Kommentar Große Koalition - Rückwärts

Erst das Land, dann die Partei. Was wäre es für die Deutschen beruhigend, wenn die Verhandlungen um die große Koalition nach diesem Grundsatz verlaufen würden.

Die Hoffnung: Union und SPD nehmen ihre Verantwortung wahr, einigen sich auf die großen, zukunftsweisenden, nachhaltigen Themen - etwa in der Sozial-, Umwelt- oder Finanzpolitik. Sie klären den Reformbedarf, legen die Ziele fest und vereinbaren die Regeln und Anreize. Sie planen mit der großen Koalition einen großen Wurf, weil sie über die große Mehrheit verfügen. Und weil es, ganz am Rande, dem Wählerwillen entspricht. Dabei berücksichtigen sie auch die Parteilinien und -interessen. Denn die Schnittmengen sind allemal ausreichend. Bloße Theorie? Unrealistisch, weltfremd?

Die Praxis: Ein orientalischer Basar ist nichts gegen das, was derzeit in Berlin läuft. Groß und größer werden die Kommissionen und Arbeitskreise, klein und kleiner werden die Ergebnisse - logisch, bei der steten Suche nach dem kleinsten gemeinsamen Nenner. Und weil man es sich in der jetzigen Situation mit den Menschen und vor allem mit der eigenen Partei nicht verscherzen will (schließlich braucht die SPD sogar noch die Mehrheit in der Mitgliederbefragung!), darf es mit den Wohltaten immer noch ein bisschen mehr sein.

Hier der gesetzliche Mindestlohn, dort das teilweise Zurückdrehen der Arbeitsmarktreformen, hier teure Rentenzusagen, dort zusätzliche (und teure) Leistungen in der Pflegeversicherung. Die Frauenquote in den Aufsichtsräten ist beschlossen, Streit gibt es weiterhin in der Gesundheitspolitik. Auch hier könnte es noch einmal kostspielig werden. Erschwerend kommt hinzu, dass das Jahrhundert-Projekt Energiewende mit immensen Kosten und staatlichen Fehlanreizen weiterhin unkorrigiert in die falsche Richtung steuert. Die Verbraucher werden es bald noch stärker zu spüren bekommen.

Bundeskanzlerin Merkel und Unionsfraktionschef Kauder weisen, angesichts der harschen Kritik von Wirtschaftspolitikern in der Union, von Wirtschaftsweisen und Arbeitgebern, stets darauf hin, dass man die Verhandlungsergebnisse erst dann bewerten solle, wenn sie komplett vorliegen.

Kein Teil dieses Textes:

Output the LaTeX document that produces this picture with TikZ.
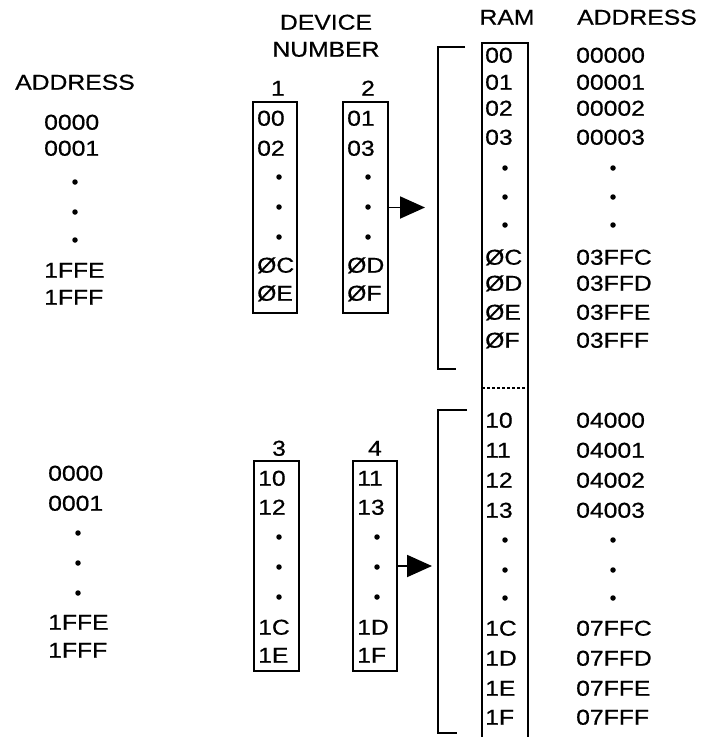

Das klingt nachvollziehbar. Allerdings ist schon jetzt klar, dass die bisherigen Vereinbarungen die Wirtschaft spürbar belasten werden.

Die rot-grüne Agenda 2010 der Kanzlerschaft Schröder war hart erkämpft, schmerzhaft, zum Teil fehlerhaft, aber unterm Strich richtig und erfolgreich. Statt deren Fehler zu korrigieren und etwa in der Leih- und Zeitarbeit nachzubessern, haben Union und SPD den Rückwärtsgang eingelegt. Alles deutet derzeit auf eine rückwärtsgewandte Politik hin: Allen wohl und keinem wehe - das ist bequem, aber falsch.